__Your goal__.
Go through the entries below and pick out every line with "that".

__Exercise material__.

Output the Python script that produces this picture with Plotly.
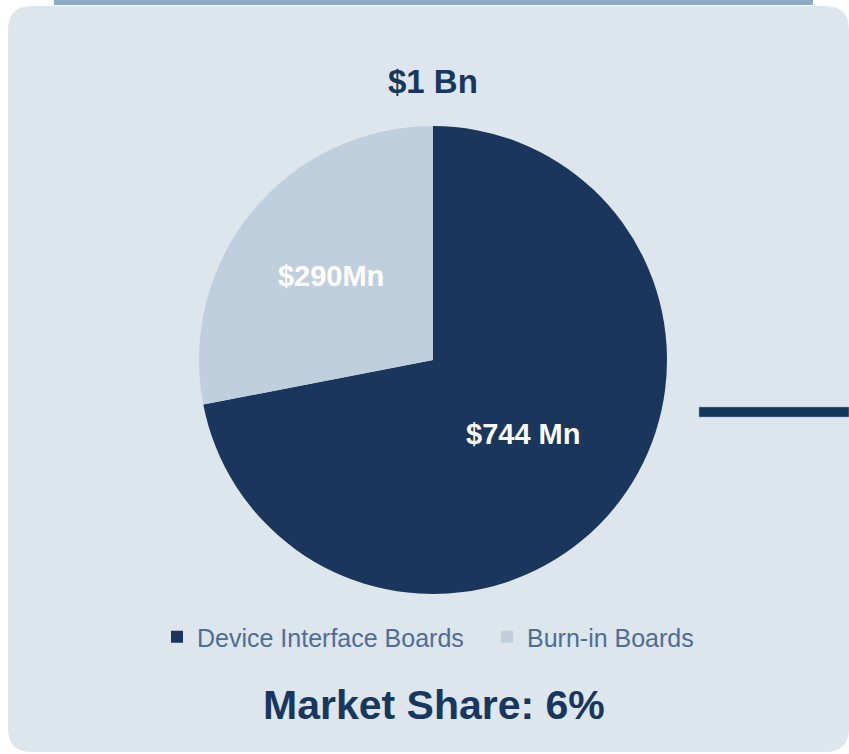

* * *

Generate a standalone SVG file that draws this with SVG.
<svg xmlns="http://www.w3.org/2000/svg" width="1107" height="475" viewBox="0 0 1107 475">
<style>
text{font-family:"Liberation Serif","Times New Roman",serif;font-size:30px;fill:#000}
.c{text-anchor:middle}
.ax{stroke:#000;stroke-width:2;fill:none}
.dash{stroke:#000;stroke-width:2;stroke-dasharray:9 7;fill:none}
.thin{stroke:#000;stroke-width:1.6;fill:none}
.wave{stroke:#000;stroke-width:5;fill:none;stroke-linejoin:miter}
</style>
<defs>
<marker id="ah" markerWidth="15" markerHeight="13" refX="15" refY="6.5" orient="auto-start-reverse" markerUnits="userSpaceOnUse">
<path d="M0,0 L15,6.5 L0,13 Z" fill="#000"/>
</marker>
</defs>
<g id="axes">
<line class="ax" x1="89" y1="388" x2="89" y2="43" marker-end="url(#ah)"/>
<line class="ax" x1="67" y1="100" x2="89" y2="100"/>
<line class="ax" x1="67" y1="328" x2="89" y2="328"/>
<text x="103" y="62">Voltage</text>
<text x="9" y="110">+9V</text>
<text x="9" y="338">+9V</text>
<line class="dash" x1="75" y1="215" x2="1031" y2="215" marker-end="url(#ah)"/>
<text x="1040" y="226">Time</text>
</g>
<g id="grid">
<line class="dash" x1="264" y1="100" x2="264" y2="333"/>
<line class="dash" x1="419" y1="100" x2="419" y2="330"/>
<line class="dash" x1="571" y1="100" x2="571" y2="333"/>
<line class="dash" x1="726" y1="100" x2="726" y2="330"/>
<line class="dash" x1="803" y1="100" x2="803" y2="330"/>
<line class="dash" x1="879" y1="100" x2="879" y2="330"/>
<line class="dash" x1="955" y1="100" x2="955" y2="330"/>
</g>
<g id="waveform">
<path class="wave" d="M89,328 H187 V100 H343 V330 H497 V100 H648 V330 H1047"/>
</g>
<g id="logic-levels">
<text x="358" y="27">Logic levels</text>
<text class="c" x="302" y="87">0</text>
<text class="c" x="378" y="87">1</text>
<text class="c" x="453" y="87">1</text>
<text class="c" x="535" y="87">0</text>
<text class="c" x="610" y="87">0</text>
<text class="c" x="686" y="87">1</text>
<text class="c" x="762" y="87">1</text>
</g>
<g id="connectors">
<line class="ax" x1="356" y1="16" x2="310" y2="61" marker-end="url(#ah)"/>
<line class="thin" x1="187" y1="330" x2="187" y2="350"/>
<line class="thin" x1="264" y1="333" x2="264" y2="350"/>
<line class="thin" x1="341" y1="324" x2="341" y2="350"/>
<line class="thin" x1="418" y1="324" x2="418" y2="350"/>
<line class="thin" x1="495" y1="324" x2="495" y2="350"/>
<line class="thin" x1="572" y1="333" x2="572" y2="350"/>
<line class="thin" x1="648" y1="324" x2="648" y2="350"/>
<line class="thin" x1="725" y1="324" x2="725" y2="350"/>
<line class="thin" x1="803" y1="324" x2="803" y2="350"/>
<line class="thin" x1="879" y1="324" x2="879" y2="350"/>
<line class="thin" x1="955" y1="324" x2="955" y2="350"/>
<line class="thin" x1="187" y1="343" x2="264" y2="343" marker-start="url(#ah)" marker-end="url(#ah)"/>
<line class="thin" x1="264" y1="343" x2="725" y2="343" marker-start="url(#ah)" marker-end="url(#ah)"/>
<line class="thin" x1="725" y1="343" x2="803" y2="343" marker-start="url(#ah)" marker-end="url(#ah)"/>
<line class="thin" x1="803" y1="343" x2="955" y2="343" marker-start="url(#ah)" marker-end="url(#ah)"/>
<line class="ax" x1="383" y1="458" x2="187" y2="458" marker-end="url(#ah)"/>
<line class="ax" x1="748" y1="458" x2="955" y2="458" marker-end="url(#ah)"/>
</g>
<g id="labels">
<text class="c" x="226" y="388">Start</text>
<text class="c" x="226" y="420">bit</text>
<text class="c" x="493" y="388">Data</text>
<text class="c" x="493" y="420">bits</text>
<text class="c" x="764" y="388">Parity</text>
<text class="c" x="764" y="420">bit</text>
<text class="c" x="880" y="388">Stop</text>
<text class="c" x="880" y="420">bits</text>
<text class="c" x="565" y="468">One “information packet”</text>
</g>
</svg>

__Exercise output__.
Output the Python script that produces this picture with Plotly.
Generate a standalone SVG file that draws this with SVG.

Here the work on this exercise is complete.